Pandemi virus corona pertama kali dilaporkan ditemukan di kota Wuhan, China, pada Oktober 2019. Virus corona melintasi benua dari kota Wuhan ke seluruh dunia, tanpa kecuali. Dalam waktu singkat, jutaan orang telah terinfeksi. Ratusan ribu nyawa telah meninggal dunia, baik pasien positif virus corona maupun tenaga kesehatan yang berada di garis depan.
Kita menyaksikan negara maju sekalipun seperti Amerika Serika, Italia, Rusia cukup kewalahan mengatasi virus corona ini. Berbagai kebijakan diterbitkan oleh setiap negara untuk mengatasi virus yang sampai saat ini belum ada vaksinnya itu. Di Indonesia, Presiden Jokowi menerbitkan Peraturan Pemerintah Nomor 20 Tahun 2020 tentang Pembatasan Sosial Berskala Besar, pada 31 Maret 2020.
Di setiap daerah, Gubernur dan Bupati mengeluarkan surat keputusan penetapan Kejadian Luar Biasa (KLB) virus corona. Berbagai kebijakan tersebut menjadi instrumen dasar untuk menyelamatkan warga masyarakat dari kematian akibat virus corona.
Seketika, hiruk pikuk dan keramaian dunia berubah total. Umat manusia kembali ke rumah masing-masing. Tempat-tempat ibadah tutup. Perkantoran pemerintah dan swasta tutup. Pusat-pusat perbelanjaan, toko dan mall pun tutup atau hanya beroperasi beberapa jam saja. Penerbangan domestik dan internasional sangat terbatas hanya untuk keperluan bantuan kemanusiaan. Kapal penumpang tidak berlayar. Hotel dan tempat wisata pun tidak beroperasi. Dunia menjadi sepi.
Virus corona telah "mengurung" umat manusia di dalam rumah selama berbulan-bulan. Kebijakan lockdown dan PSBB memaksa manusia untuk tinggal di rumah masing-masing. Pada masa pandemi virus corona, lahirlah istilah kerja dari rumah, berdoa dari rumah, belajar dari rumah. Semua aktivitas berlangsung di rumah.
Pandemi virus corona serentak pula mengundang solidaritas kemanusiaan. Bangsa-bangsa saling membantu. Misalnya, China mengirimkan tenaga medisnya ke Italia. Negara mengalokasikan anggaran besar untuk bantuan bagi keluarga-keluarga yang mengalami dampak virus corona. Solidaritas juga lahir dari organisasi sosial kemasyarakatan dan individu-individu yang peduli pada penderitaan sesamanya.
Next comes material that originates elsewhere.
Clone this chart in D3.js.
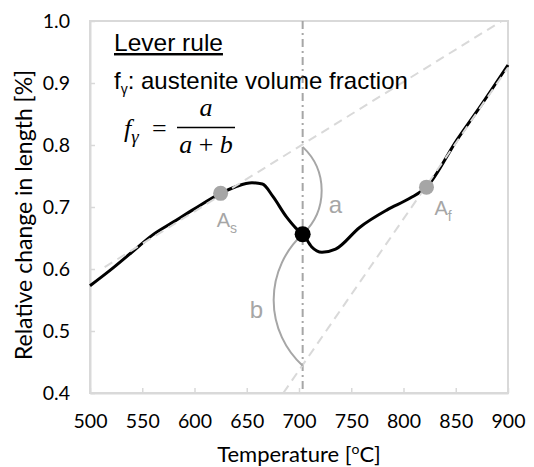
<!DOCTYPE html>
<html>
<head>
<meta charset="utf-8">
<script src="https://cdn.jsdelivr.net/npm/d3@7"></script>
<style>
  body { margin: 0; background: #fff; }
</style>
</head>
<body>
<div class="chart-wrap"></div>
<script>
// dilatometry curve (temperature in degC, relative change in length in %)
const temps = [500, 520, 540, 560, 580, 600, 625, 640, 655, 665, 675, 688, 697, 704, 712, 722, 735, 758, 784, 806, 822, 851, 875, 900];
const strain = [0.573, 0.599, 0.627, 0.655, 0.676, 0.697, 0.722, 0.733, 0.739, 0.737, 0.717, 0.684, 0.666, 0.656, 0.636, 0.627, 0.632, 0.667, 0.695, 0.714, 0.732, 0.808, 0.866, 0.929];
// extrapolated tangent lines
const lowTempLine = [[514, 0.603], [894, 1.0]];
const highTempLine = [[685, 0.4], [900, 0.925]];
// transformation points
const startPoint = [625, 0.722];
const finishPoint = [822, 0.732];
const leverTemp = 703.5;
const leverValues = [0.797, 0.656, 0.444]; // upper line, curve, lower line
const xTicks = [500, 550, 600, 650, 700, 750, 800, 850, 900];
const yTicks = [0.4, 0.5, 0.6, 0.7, 0.8, 0.9, 1.0];

const width = 534, height = 467;
const svg = d3.select(".chart-wrap")
  .append("svg")
  .attr("width", width)
  .attr("height", height);

const x = d3.scaleLinear().domain([500, 900]).range([90, 508]);
const y = d3.scaleLinear().domain([0.4, 1.0]).range([393, 21]);

const frameColor = "#d9d9d9";
const annColor = "#a6a6a6";
const sans = "Liberation Sans, Arial, sans-serif";
const axisFont = "Lato, sans-serif";

// frame
svg.append("rect")
  .attr("x", x(500)).attr("y", y(1.0))
  .attr("width", x(900) - x(500)).attr("height", y(0.4) - y(1.0))
  .attr("fill", "none").attr("stroke", frameColor).attr("stroke-width", 2);

// axes (ticks point inward)
const xAxis = svg.append("g")
  .attr("transform", `translate(0,${y(0.4)})`)
  .call(d3.axisBottom(x).tickValues(xTicks).tickSizeInner(-5).tickSizeOuter(0).tickPadding(21).tickFormat(d3.format("d")));
const yAxis = svg.append("g")
  .attr("transform", `translate(${x(500)},0)`)
  .call(d3.axisLeft(y).tickValues(yTicks).tickSizeInner(-5).tickSizeOuter(0).tickPadding(20).tickFormat(d3.format(".1f")));
[xAxis, yAxis].forEach(g => {
  g.select(".domain").attr("stroke", frameColor).attr("stroke-width", 2);
  g.selectAll(".tick line").attr("stroke", frameColor).attr("stroke-width", 1.5);
  g.selectAll(".tick text").attr("fill", "#000").style("font-size", "19.5px").style("font-family", axisFont);
});

// axis titles
const xTitle = svg.append("text")
  .attr("x", (x(500) + x(900)) / 2).attr("y", 462)
  .attr("text-anchor", "middle").style("font-size", "22px").style("font-family", axisFont);
xTitle.append("tspan").text("Temperature [");
xTitle.append("tspan").attr("dy", -8).style("font-size", "14px").text("o");
xTitle.append("tspan").attr("dy", 8).text("C]");

svg.append("text")
  .attr("transform", `translate(32,${(y(0.4) + y(1.0)) / 2 + 8}) rotate(-90)`)
  .attr("text-anchor", "middle").style("font-size", "23px").style("font-family", axisFont)
  .text("Relative change in length [%]");

// vertical lever line
svg.append("line")
  .attr("x1", x(leverTemp)).attr("x2", x(leverTemp))
  .attr("y1", y(1.0)).attr("y2", y(0.4))
  .attr("stroke", annColor).attr("stroke-width", 2)
  .attr("stroke-dasharray", "8,4,2,4");

// black measured curve
const line = d3.line().x(d => x(d[0])).y(d => y(d[1])).curve(d3.curveMonotoneX);
svg.append("path")
  .datum(temps.map((t, i) => [t, strain[i]]))
  .attr("d", line)
  .attr("fill", "none").attr("stroke", "#000").attr("stroke-width", 3);

// tangent lines (dashed, on top)
[lowTempLine, highTempLine].forEach(l => {
  svg.append("path")
    .datum(l)
    .attr("d", d3.line().x(d => x(d[0])).y(d => y(d[1])))
    .attr("fill", "none").attr("stroke", frameColor).attr("stroke-width", 2)
    .attr("stroke-dasharray", "9,6");
});

// arcs a and b
function arcPath(v1, v2, bulge) {
  const xa = x(leverTemp), y1 = y(v1), y2 = y(v2);
  const L = Math.abs(y2 - y1), s = Math.abs(bulge);
  const r = (L * L / 4 + s * s) / (2 * s);
  const sweep = bulge > 0 ? 1 : 0;
  return `M${xa},${y1} A${r},${r} 0 0 ${sweep} ${xa},${y2}`;
}
svg.append("path").attr("d", arcPath(leverValues[0], leverValues[1], 19))
  .attr("fill", "none").attr("stroke", annColor).attr("stroke-width", 2);
svg.append("path").attr("d", arcPath(leverValues[1], leverValues[2], -29))
  .attr("fill", "none").attr("stroke", annColor).attr("stroke-width", 2);

svg.append("text").attr("x", x(leverTemp) + 26).attr("y", y(0.69))
  .attr("fill", annColor).style("font-family", sans).style("font-size", "24px").text("a");
svg.append("text").attr("x", x(leverTemp) - 53).attr("y", y(0.521))
  .attr("fill", annColor).style("font-family", sans).style("font-size", "24px").text("b");

// points
svg.selectAll(".trans-pt")
  .data([startPoint, finishPoint])
  .enter()
  .append("circle")
  .attr("class", "trans-pt")
  .attr("cx", d => x(d[0])).attr("cy", d => y(d[1]))
  .attr("r", 7.5).attr("fill", annColor);
svg.append("circle")
  .attr("cx", x(leverTemp)).attr("cy", y(leverValues[1]))
  .attr("r", 8).attr("fill", "#000");

// A_s, A_f labels
function subLabel(px, py, main, sub) {
  const t = svg.append("text").attr("x", px).attr("y", py)
    .attr("fill", annColor).style("font-family", sans).style("font-size", "20px");
  t.append("tspan").text(main);
  t.append("tspan").attr("dy", 6).style("font-size", "14px").text(sub);
}
subLabel(x(startPoint[0]) - 4, y(startPoint[1]) + 34, "A", "s");
subLabel(x(finishPoint[0]) + 8, y(finishPoint[1]) + 28, "A", "f");

// annotation text
svg.append("text").attr("x", 114).attr("y", 51)
  .style("font-family", sans).style("font-size", "24.5px")
  .style("text-decoration", "underline").text("Lever rule");
const fl = svg.append("text").attr("x", 114).attr("y", 89)
  .style("font-family", sans).style("font-size", "24px");
fl.append("tspan").text("f");
fl.append("tspan").attr("dy", 5).style("font-size", "14px").text("γ");
fl.append("tspan").attr("dy", -5).text(": austenite volume fraction");

// formula
const serif = "Liberation Serif, DejaVu Serif, serif";
function eqText(px, py, anchor) {
  return svg.append("text").attr("x", px).attr("y", py).attr("text-anchor", anchor)
    .style("font-family", serif).style("font-style", "italic").style("font-size", "26px");
}
const fe = eqText(124, 137, "start");
fe.append("tspan").text("f");
fe.append("tspan").attr("dy", 6).style("font-size", "19px").text("γ");
eqText(152, 137, "start").style("font-style", "normal").text("=");
eqText(206, 116, "middle").text("a");
svg.append("line").attr("x1", 177).attr("x2", 235).attr("y1", 127.5).attr("y2", 127.5)
  .attr("stroke", "#000").attr("stroke-width", 1.3);
const den = eqText(206, 153, "middle");
den.append("tspan").text("a");
den.append("tspan").style("font-style", "normal").text(" + ");
den.append("tspan").text("b");
</script>
</body>
</html>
Secara spiritual, Paus Fransiskus mengeluarkan seruan doa dan puasa lintas iman, pada 14 Mei 2020 untuk memohon belas kasih Tuhan bagi dunia, terutama umat manusia dan alam semesta yang sedang menderita akibat virus corona. Setiap negara melaksanakan doa dan puasa tersebut seturut keyakinan warga masyarakatnya.
Di tengah pandemi virus corona, ketika manusia berdiam diri di dalam rumah, kita menyaksikan langit cerah, awan biru tampak di angkasa raya. Misalnya, di Jakarta, bertahun-tahun, orang tidak bisa menyaksikan langit biru, tetapi pada bulan Maret silam, dua minggu setelah virus corona mengurung warga Jakart di rumahnya masing-masing, orang bisa menikmati kembali langit cerah yang telah hilang puluhan tahun itu.
Pandemi virus corona, di satu sisi membuat manusia tidak bisa beraktivitas dan perekonomian dunia terseok-seok, tetapi di sisi lain memulihkan luka-luka alam yang disebabkan oleh keserahakan manusia. Selama puluhan tahun, alam menjerit karena perilaku individualistik dan konsumtif yang dipraktekkan umat manusia. Hutan, tanah, air udara menanggung penderitaan luar biasa karena ketamakan dan kerakusan manusia.
Paus Fransiskus menarasikan penderitaan Ibu Pertiwi (Mama Bumi) dalam enseklik Laudato Si, "Saudari ini sekarang menjerit karena segala kerusakan yang telah kita timpakan padanya, karena penggunaan dan penyalahgunaan kita yang tidak bertanggung jawab atas kekayaan yang telah diletakkan Allah di dalamnya.
Kita berpikir bahwa kita adalah tuan dan penguasanya yang berhak untuk menjarahnya. Kekerasan yang ada dalam hatikita yang terluka oleh dosa, tercermin dalam gejala-gejala penyakit yang kita lihat pada tanah, di dalam air, di udara dan pada semua bentuk kehidupan. Oleh karena itu, bumi terbebani dan hancur, termasuk kaum miskin yang palingkita abaikan dan lecehkan." (Laudato Si. Nomor 2).